It’s easy to think you know someone’s story when you see him every day. Working on the Downtown Mall, I play that trick on myself all the time. I see people going to and from work, watch the expressions on their faces change through the week, mark how they sneak away from the job to catch a break, make a phone call, or size up the passers by.
Without noticing, I slip them into one of the slots in my card catalogue marked familiar, maybe one that was made for somebody in someplace I left behind a long time ago, and I think I know a little bit about what makes them tick without ever having heard their story.
I visited Charlottesville only three times before I moved here, despite the fact that I’d grown up only a few hours away. The first was a college visit that included watching a UVA soccer game and a trip to Monticello and Grounds.

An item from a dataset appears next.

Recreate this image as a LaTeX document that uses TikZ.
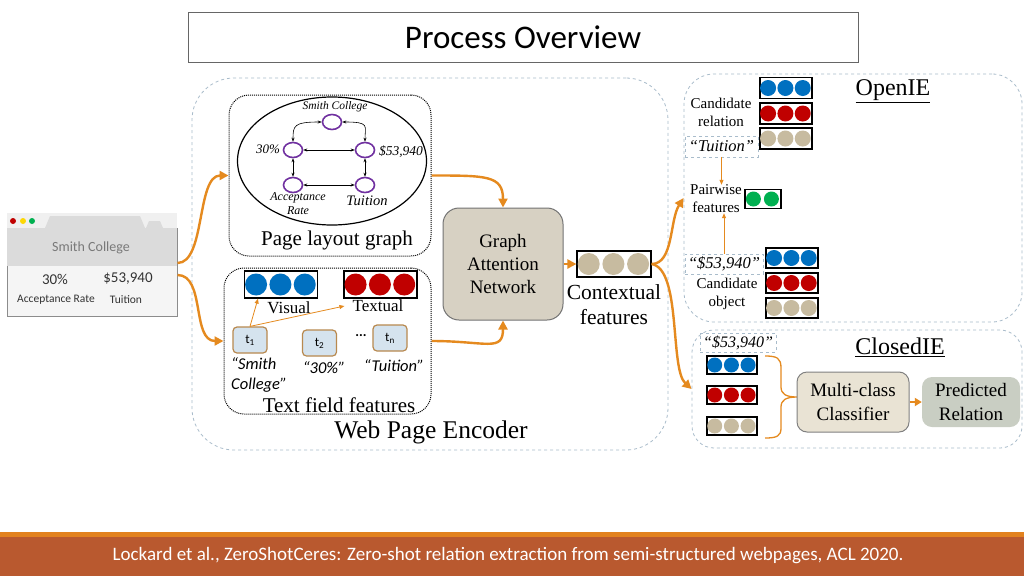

The last two were while my sister was at UVA law school, once for a fun weekend and the famous football win over FSU, and the last time for her graduation. She had a little apartment on First Street NE, right above where Hamiltons’ is.
This was 1996, around the time the subjects of this week’s feature, Bashir and Kathy Khelafa, moved to town to start their lives over again. I remember thinking how empty the Mall looked in the morning, that it seemed sort of like an abandoned movie set. When you first encounter a place, it’s like meeting a stranger. I hear tourists who come Downtown for the first time say things like, “See, it’s just like a European square,” or “It’s like an old-fashioned Main Street, only nicer.” The Mall is our city’s face, a package people can contextualize without living here, a first impression. Bashir and Kathy’s story shows that you only have to break the surface to find that the people who make up the facade had to have deep moorings to turn the movie set into an intersection of culture, commerce, and community.